Pick out the lines below that contain the string "this" and copy them all.
*** Given records ***
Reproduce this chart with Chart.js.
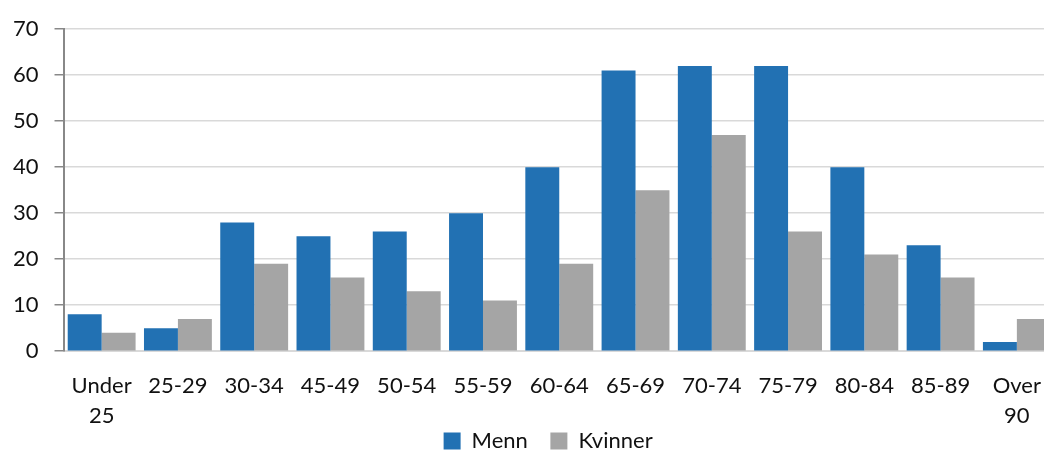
<!DOCTYPE html>
<html>
<head>
<meta charset="utf-8">
<script src="https://cdn.jsdelivr.net/npm/chart.js@4/dist/chart.umd.min.js"></script>
<style>
  html, body { margin: 0; padding: 0; background: #fff; }
  #wrap { width: 1044px; height: 450px; }
</style>
</head>
<body>
<div id="wrap"><canvas id="myChart"></canvas></div>
<script>
const ageGroups = [["Under", "25"], "25-29", "30-34", "45-49", "50-54", "55-59", "60-64",
    "65-69", "70-74", "75-79", "80-84", "85-89", ["Over", "90"]];
const menn = [8, 5, 28, 25, 26, 30, 40, 61, 62, 62, 40, 23, 2];
const kvinner = [4, 7, 19, 16, 13, 11, 19, 35, 47, 26, 21, 16, 7];

const font = "Lato, 'Open Sans', sans-serif";
const overhang = 11;

// the plot runs a little past the right edge of the canvas
const stretchRight = {
    id: "stretchRight",
    afterLayout(chart) {
        const x = chart.scales.x;
        x.right += overhang;
        x.width += overhang;
        chart.chartArea.right += overhang;
        chart.chartArea.width += overhang;
        x.configure();
    }
};

const ctx = document.getElementById("myChart").getContext("2d");
new Chart(ctx, {
    type: "bar",
    data: {
        labels: ageGroups,
        datasets: [{
            label: "Menn",
            backgroundColor: "#2271b3",
            data: menn
        }, {
            label: "Kvinner",
            backgroundColor: "#a5a5a5",
            data: kvinner
        }]
    },
    options: {
        responsive: true,
        maintainAspectRatio: false,
        animation: false,
        layout: { padding: { top: 20, right: 0, left: -3, bottom: -12 } },
        datasets: { bar: { categoryPercentage: 0.89, barPercentage: 1 } },
        plugins: {
            tooltip: { enabled: false },
            legend: {
                position: "bottom",
                fullSize: false,
                labels: {
                    font: { family: font, size: 22 },
                    color: "#111",
                    boxWidth: 17,
                    boxHeight: 17,
                    padding: 0,
                    generateLabels(chart) {
                        // extra room after the first entry, a little slack after the last
                        const items = Chart.defaults.plugins.legend.labels.generateLabels(chart);
                        items[0].text += "    ";
                        items[1].text += "  ";
                        return items;
                    }
                }
            }
        },
        scales: {
            x: {
                grid: { display: false, drawTicks: false },
                border: { color: "#d9d9d9", width: 2 },
                ticks: {
                    font: { family: font, size: 22, lineHeight: 1.36 },
                    color: "#111",
                    maxRotation: 0,
                    autoSkip: false,
                    padding: 20
                },
                afterFit(scale) {
                    // let the legend sit close under the two-line labels
                    scale.height -= 21;
                    scale.paddingRight = 0;
                }
            },
            y: {
                min: 0,
                max: 70,
                grid: { color: "#d9d9d9", lineWidth: 1.5, tickLength: 9, tickColor: "#888" },
                border: { color: "#888", width: 2 },
                ticks: {
                    stepSize: 10,
                    font: { family: font, size: 22 },
                    color: "#111",
                    padding: 16
                }
            }
        }
    },
    plugins: [stretchRight]
});
</script>
</body>
</html>
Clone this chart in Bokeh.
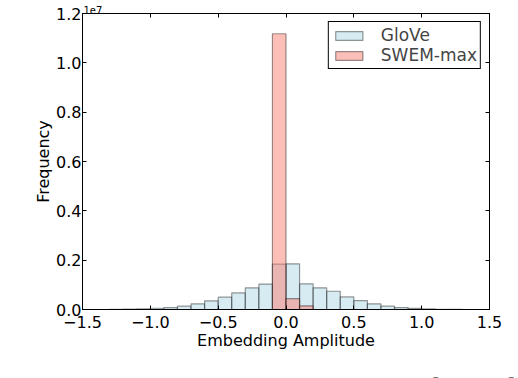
import numpy as np
from bokeh.plotting import figure
from bokeh.layouts import column
from bokeh.models import (Range1d, LinearAxis, FixedTicker, CustomJSTickFormatter,
                          Legend, LegendItem, Div)
from bokeh.embed import file_html
from bokeh.resources import INLINE

# ---------------- data ----------------
bin_width = 0.1
glove_left_edges = [-1.3, -1.2, -1.1, -1.0, -0.9, -0.8, -0.7, -0.6, -0.5, -0.4, -0.3, -0.2, -0.1,
                    0.0, 0.1, 0.2, 0.3, 0.4, 0.5, 0.6, 0.7, 0.8, 0.9, 1.0, 1.1, 1.2]
glove_counts = [5e3, 12e3, 25e3, 50e3, 80e3, 135e3, 230e3, 350e3, 500e3, 670e3, 880e3, 1030e3, 1840e3,
                1850e3, 1040e3, 880e3, 740e3, 510e3, 360e3, 230e3, 135e3, 80e3, 45e3, 22e3, 10e3, 4e3]
swem_left_edges = [-0.1, 0.0, 0.1]
swem_counts = [11180e3, 440e3, 150e3]

x_ticks = [-1.5, -1.0, -0.5, 0.0, 0.5, 1.0, 1.5]
y_ticks = [0, 2e6, 4e6, 6e6, 8e6, 10e6, 12e6]
series_names = ["GloVe", "SWEM-max"]
x_label = "Embedding Amplitude"
y_label = "Frequency"
offset_text = "1e7"
caption_words = ["Figure", "1:", "Histograms", "for", "learned", "word"]

FONT = "DejaVu Sans"

p = figure(width=518, height=370, output_backend="svg", toolbar_location=None,
           x_range=Range1d(-1.5, 1.5), y_range=Range1d(0, 1.2e7),
           min_border_left=82, min_border_right=29, min_border_top=13, min_border_bottom=61)
p.xgrid.visible = False
p.ygrid.visible = False
p.outline_line_color = "black"
p.outline_line_alpha = 1
p.outline_line_width = 1
p.background_fill_color = "white"
p.border_fill_color = "white"

# matplotlib-style offset text shown as the (left aligned) title
p.title.text = offset_text
p.title.text_font = FONT
p.title.text_font_size = "10px"
p.title.text_font_style = "normal"
p.title.text_color = "black"
p.title.align = "left"
p.title.offset = 1
p.title.standoff = 0

gl = np.array(glove_left_edges)
sl = np.array(swem_left_edges)
r_glove = p.quad(left=gl, right=gl + bin_width, bottom=0, top=glove_counts,
                 fill_color="#add8e6", fill_alpha=0.5,
                 line_color="black", line_alpha=0.4, line_width=1.2)
r_swem = p.quad(left=sl, right=sl + bin_width, bottom=0, top=swem_counts,
                fill_color="#fa8072", fill_alpha=0.5,
                line_color="black", line_alpha=0.4, line_width=1.2)

# axes
xa = p.xaxis[0]
xa.ticker = FixedTicker(ticks=x_ticks)
xa.formatter = CustomJSTickFormatter(code="return tick.toFixed(1).replace('-', '\\u2212');")
ya = p.yaxis[0]
ya.ticker = FixedTicker(ticks=y_ticks)
ya.formatter = CustomJSTickFormatter(code="return (tick/1e7).toFixed(1);")
for ax in (xa, ya):
    ax.major_tick_in = 4
    ax.major_tick_out = 0
    ax.minor_tick_in = 0
    ax.minor_tick_out = 0
    ax.major_tick_line_color = "black"
    ax.axis_line_color = "black"
    ax.major_label_text_font = FONT
    ax.major_label_text_font_size = "16px"
    ax.major_label_text_color = "black"
    ax.axis_label_text_font = FONT
    ax.axis_label_text_font_size = "16px"
    ax.axis_label_text_font_style = "normal"
    ax.axis_label_text_color = "black"
xa.axis_label = x_label
xa.major_label_standoff = 6
xa.axis_label_standoff = 0
ya.axis_label = y_label
ya.major_label_standoff = 1
ya.axis_label_standoff = 0

blank = "return '';"
top_ax = LinearAxis(ticker=FixedTicker(ticks=x_ticks), formatter=CustomJSTickFormatter(code=blank),
                    major_tick_in=4, major_tick_out=0, minor_tick_in=0, minor_tick_out=0,
                    major_label_standoff=0, major_label_text_font_size="1px")
right_ax = LinearAxis(ticker=FixedTicker(ticks=y_ticks), formatter=CustomJSTickFormatter(code=blank),
                      major_tick_in=4, major_tick_out=0, minor_tick_in=0, minor_tick_out=0,
                      major_label_standoff=0, major_label_text_font_size="1px")
p.add_layout(top_ax, "above")
p.add_layout(right_ax, "right")

legend = Legend(items=[LegendItem(label=series_names[0], renderers=[r_glove]),
                       LegendItem(label=series_names[1], renderers=[r_swem])],
                location="top_right", margin=8, padding=3, spacing=0,
                glyph_width=34, glyph_height=11, label_height=20, label_standoff=15,
                label_text_font=FONT, label_text_font_size="17px",
                border_line_color="black", border_line_width=1, border_line_alpha=1,
                background_fill_color="white", background_fill_alpha=1)
p.add_layout(legend)

# the clipped first line of the source figure's caption, below the chart
caption_left = [-20, 79, 134, 297, 349, 452]
spans = "".join(
    '<span style="position:absolute;left:%dpx;top:0px;">%s</span>' % (x, w)
    for x, w in zip(caption_left, caption_words))
caption = Div(text='<div style="position:relative;width:518px;height:8px;overflow:hidden;'
                   'font-family:\'Liberation Serif\';font-size:31px;line-height:31px;'
                   'color:black;white-space:nowrap;">' + spans + '</div>',
              width=518, height=8, margin=0, styles={"overflow": "hidden"})

layout = column(p, caption, spacing=0)
open("out.html", "w").write(file_html(layout, INLINE))
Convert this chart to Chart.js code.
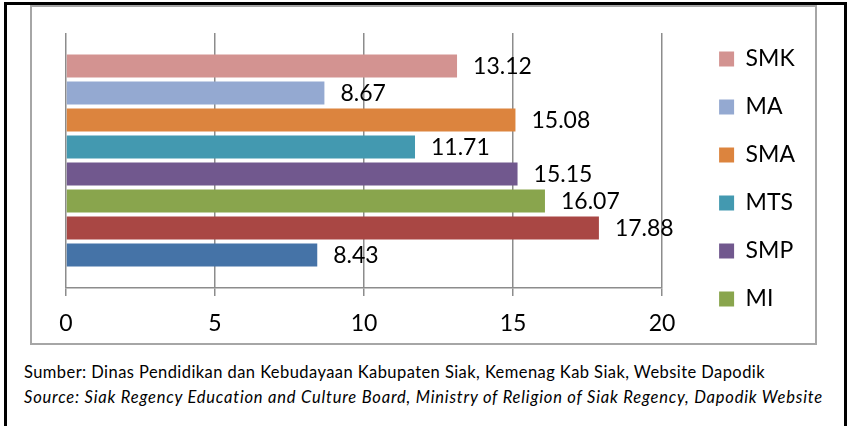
***
→ The solution:
Reproduce this chart with Chart.js.
Clone this chart in Bokeh.
Convert this chart to Chart.js code.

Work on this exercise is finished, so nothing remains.